Puissances et influences, géopolitique et géostratégie à l’aube de l’an 2000
Dans une présentation claire, élégante, illustrée de cartes et de graphiques, la Fondation pour la recherche stratégique (1) et les Éditions Mille et une nuits nous proposent, pour un prix modique (moins de 100 francs), un panorama du monde à la fin du siècle. Vingt-cinq auteurs se sont partagé la tâche, ce qui donne autant d’instantanés centrés sur les grandes régions (Amérique, Russie, Asie, Europe et Proche-Orient, Afrique), les risques et menaces, les institutions supranationales.
Deux articles retiendront particulièrement l’attention par leur pessimisme bien venu. Nils Andersson, après avoir rappelé l’histoire chaotique du Kosovo, qu’exploitent des meneurs mal intentionnés, conclut qu’il n’y aura pas de paix dans ce petit pays tant qu’une pédagogie sérieuse — mais faite par qui et avec quels moyens ? — n’aura pas éclairé Serbes et Kosovars. Régis Blin, parlant des grands lacs africains, voit le Congo s’installer dans une partition entre l’Est et l’Ouest, ajoutant cependant que le caractère fantasque du président Kabila et de son bizarre allié Mugabé laisse la porte ouverte à d’imprévisibles péripéties.
L’abondance des textes met en mauvaise position le commentateur, contraint à la sélection. On nous pardonnera celle-ci. Zbigniew Brzezinski analyse avec pertinence l’exception américaine, regrettant que la politique étrangère soit le simple reflet des débats intérieurs, tout en constatant qu’il n’y a de choix, à l’heure actuelle, qu’entre la prépondérance des États-Unis et l’anarchie mondiale. Pour Isabelle Facon, qui traite de la Russie, l’urgence est, pour ce vaste pays, de retrouver le juste équilibre entre le pouvoir fédéral qui se délite, et celui des régions qui grandit. Jean-François Daguzan observe avec une lucidité attristée le blocage de la coopération méditerranéenne et la crise où le Maghreb s’enlise. Laurent Murawiec s’intéresse à la « révolution dans les affaires militaires », laquelle, en Amérique, est moins réflexion stratégique que soumission à la force des choses : Let’s do it ! James H. Anderson appelle l’Otan à s’en tenir à sa vocation de défense et à ne point se laisser distraire par les tentations de la « sécurité collective » en Europe. Paul-Ivan de Saint Germain s’interroge sur les perspectives qu’ouvre, dès maintenant, le foisonnement de « l’infosphère ».

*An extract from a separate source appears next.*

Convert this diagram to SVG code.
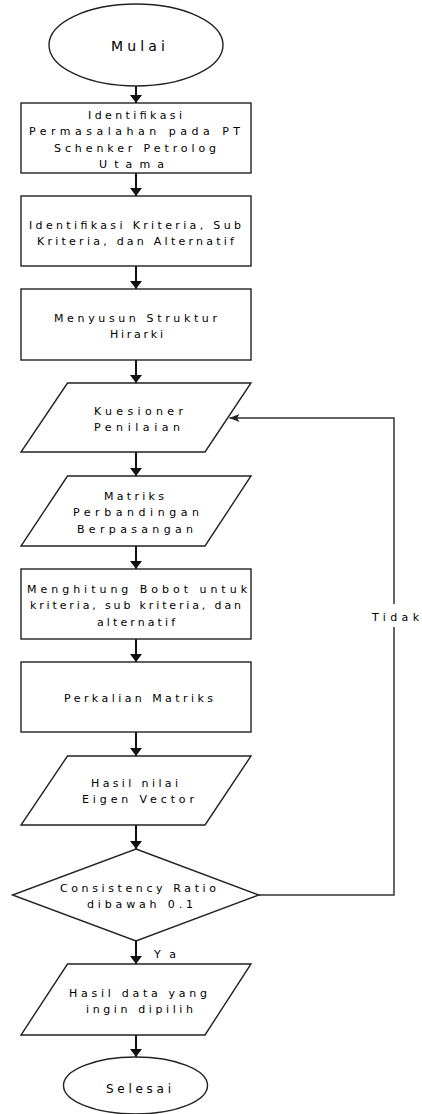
<svg xmlns="http://www.w3.org/2000/svg" width="422" height="1114" viewBox="0 0 422 1114">
<style>
.s{fill:#fff;stroke:#222;stroke-width:1.4}
.t{font-family:"DejaVu Sans",Verdana,sans-serif;font-size:11px;fill:#000}
.c{fill:none;stroke:#111;stroke-width:2}
.f{fill:none;stroke:#333;stroke-width:1.5}
</style>
<defs>
<marker id="ah" markerUnits="userSpaceOnUse" viewBox="0 0 8 12" markerWidth="8" markerHeight="12" refX="8" refY="6" orient="auto">
<path d="M0,0 L8,6 L0,12 z" fill="#111"/>
</marker>
<marker id="ah2" markerUnits="userSpaceOnUse" viewBox="0 0 10 8" markerWidth="10" markerHeight="8" refX="10" refY="4" orient="auto">
<path d="M0,0 L10,4 L0,8 L2.5,4 z" fill="#222"/>
</marker>
</defs>
<g id="connectors">
<path class="c" d="M136,86 V103" marker-end="url(#ah)"/>
<path class="c" d="M136,173 V196" marker-end="url(#ah)"/>
<path class="c" d="M136,266 V289" marker-end="url(#ah)"/>
<path class="c" d="M136,360 V383" marker-end="url(#ah)"/>
<path class="c" d="M136,452 V476" marker-end="url(#ah)"/>
<path class="c" d="M136,546 V569" marker-end="url(#ah)"/>
<path class="c" d="M136,639 V662" marker-end="url(#ah)"/>
<path class="c" d="M136,732 V756" marker-end="url(#ah)"/>
<path class="c" d="M136,825 V849" marker-end="url(#ah)"/>
<path class="c" d="M136,941 V964" marker-end="url(#ah)"/>
<path class="c" d="M136,1035 V1057" marker-end="url(#ah)"/>
<path class="f" d="M259,895 H394 V418 H229.5" marker-end="url(#ah2)"/>
<rect x="368" y="604" width="54" height="23" fill="#fff"/>
<text class="t" x="372" y="621" textLength="47" lengthAdjust="spacing">Tidak</text>
<text class="t" x="154" y="958" textLength="22" lengthAdjust="spacing">Ya</text>
</g>
<g id="mulai">
<ellipse class="s" cx="136" cy="45" rx="87" ry="41"/>
<text class="t" style="font-size:14px" x="111" y="50.5" textLength="54" lengthAdjust="spacing">Mulai</text>
</g>
<g id="identifikasi-masalah">
<rect class="s" x="21" y="103" width="230" height="70"/>
<text class="t" x="88" y="119" textLength="94" lengthAdjust="spacing">Identifikasi</text>
<text class="t" x="29" y="135" textLength="211" lengthAdjust="spacing">Permasalahan pada PT</text>
<text class="t" x="54" y="151.5" textLength="162" lengthAdjust="spacing">Schenker Petrolog</text>
<text class="t" x="99" y="168" textLength="65" lengthAdjust="spacing">Utama</text>
</g>
<g id="identifikasi-kriteria">
<rect class="s" x="21" y="196" width="230" height="70"/>
<text class="t" x="29" y="229" textLength="212" lengthAdjust="spacing">Identifikasi Kriteria, Sub</text>
<text class="t" x="37" y="245" textLength="197" lengthAdjust="spacing">Kriteria, dan Alternatif</text>
</g>
<g id="struktur-hirarki">
<rect class="s" x="21" y="289" width="230" height="71"/>
<text class="t" x="54" y="321.5" textLength="163" lengthAdjust="spacing">Menyusun Struktur</text>
<text class="t" x="110" y="338" textLength="53" lengthAdjust="spacing">Hirarki</text>
</g>
<g id="kuesioner">
<polygon class="s" points="67.5,383 251,383 205,452 21,452"/>
<text class="t" x="94" y="415" textLength="89" lengthAdjust="spacing">Kuesioner</text>
<text class="t" x="94" y="431" textLength="86" lengthAdjust="spacing">Penilaian</text>
</g>
<g id="matriks">
<polygon class="s" points="67.5,476 251,476 205,546 21,546"/>
<text class="t" x="104" y="500" textLength="60" lengthAdjust="spacing">Matriks</text>
<text class="t" x="73" y="516" textLength="126" lengthAdjust="spacing">Perbandingan</text>
<text class="t" x="77" y="532.5" textLength="116" lengthAdjust="spacing">Berpasangan</text>
</g>
<g id="bobot">
<rect class="s" x="21" y="569" width="230" height="70"/>
<text class="t" x="27" y="593" textLength="220" lengthAdjust="spacing">Menghitung Bobot untuk</text>
<text class="t" x="30" y="609" textLength="211" lengthAdjust="spacing">kriteria, sub kriteria, dan</text>
<text class="t" x="97" y="626" textLength="78" lengthAdjust="spacing">alternatif</text>
</g>
<g id="perkalian">
<rect class="s" x="21" y="662" width="230" height="70"/>
<text class="t" x="64" y="702" textLength="149" lengthAdjust="spacing">Perkalian Matriks</text>
</g>
<g id="eigen">
<polygon class="s" points="67.5,756 251,756 205,825 21,825"/>
<text class="t" x="91" y="787" textLength="87" lengthAdjust="spacing">Hasil nilai</text>
<text class="t" x="82" y="803" textLength="112" lengthAdjust="spacing">Eigen Vector</text>
</g>
<g id="consistency">
<polygon class="s" points="136,849 259,895 136,941 12.5,895"/>
<text class="t" x="60" y="891.5" textLength="156" lengthAdjust="spacing">Consistency Ratio</text>
<text class="t" x="87" y="907.5" textLength="106" lengthAdjust="spacing">dibawah 0.1</text>
</g>
<g id="hasil-data">
<polygon class="s" points="67.5,964 251,964 205,1035 21,1035"/>
<text class="t" x="69" y="997" textLength="138" lengthAdjust="spacing">Hasil data yang</text>
<text class="t" x="86" y="1013" textLength="107" lengthAdjust="spacing">ingin dipilih</text>
</g>
<g id="selesai">
<ellipse class="s" cx="135.5" cy="1085.5" rx="72" ry="28.5"/>
<text class="t" style="font-size:12px" x="106" y="1093" textLength="65" lengthAdjust="spacing">Selesai</text>
</g>
</svg>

S’élevant au-dessus de ces éclairages divers, François Géré et Gérard Chaliand s’efforcent à la synthèse. Le premier, s’inquiétant du vide immense créé par le délabrement de la Russie à la jointure de l’Europe et de l’Asie, pose néanmoins la question : « Est-ce vraiment pire qu’hier ? ». Pas du tout, lui répond le second, et n’écoutez pas ceux qui, chez nous, font profession de « vendre de l’angoisse ». On connaît le regard serein que Gérard Chaliand pose sur le monde d’aujourd’hui. On ne le suivra pourtant pas lorsqu’il affirme ne déceler, dans les conflits en cours, « rien de neuf » : en Europe les querelles yougoslaves, en Afrique les sombres affrontements du Rwanda, du Congo, du Liberia ou de la Sierra Leone constituent, dans l’horreur, autant de nouveautés. Le mérite de l’ouvrage est bien de nous en présenter quelques-unes.
Un regret, pour finir : le titre suggère une réflexion sur l’évolution actuelle du concept de puissance, que nous n’y avons pas trouvée. Que signifie, aujourd’hui, la puissance des nations ? Souhaitons que la Fondation nous donne bientôt, sur ce sujet majeur, sa réponse. ♦
(1) C’est le nouveau nom de la Fondation pour les études de défense, elle-même ex-nationale.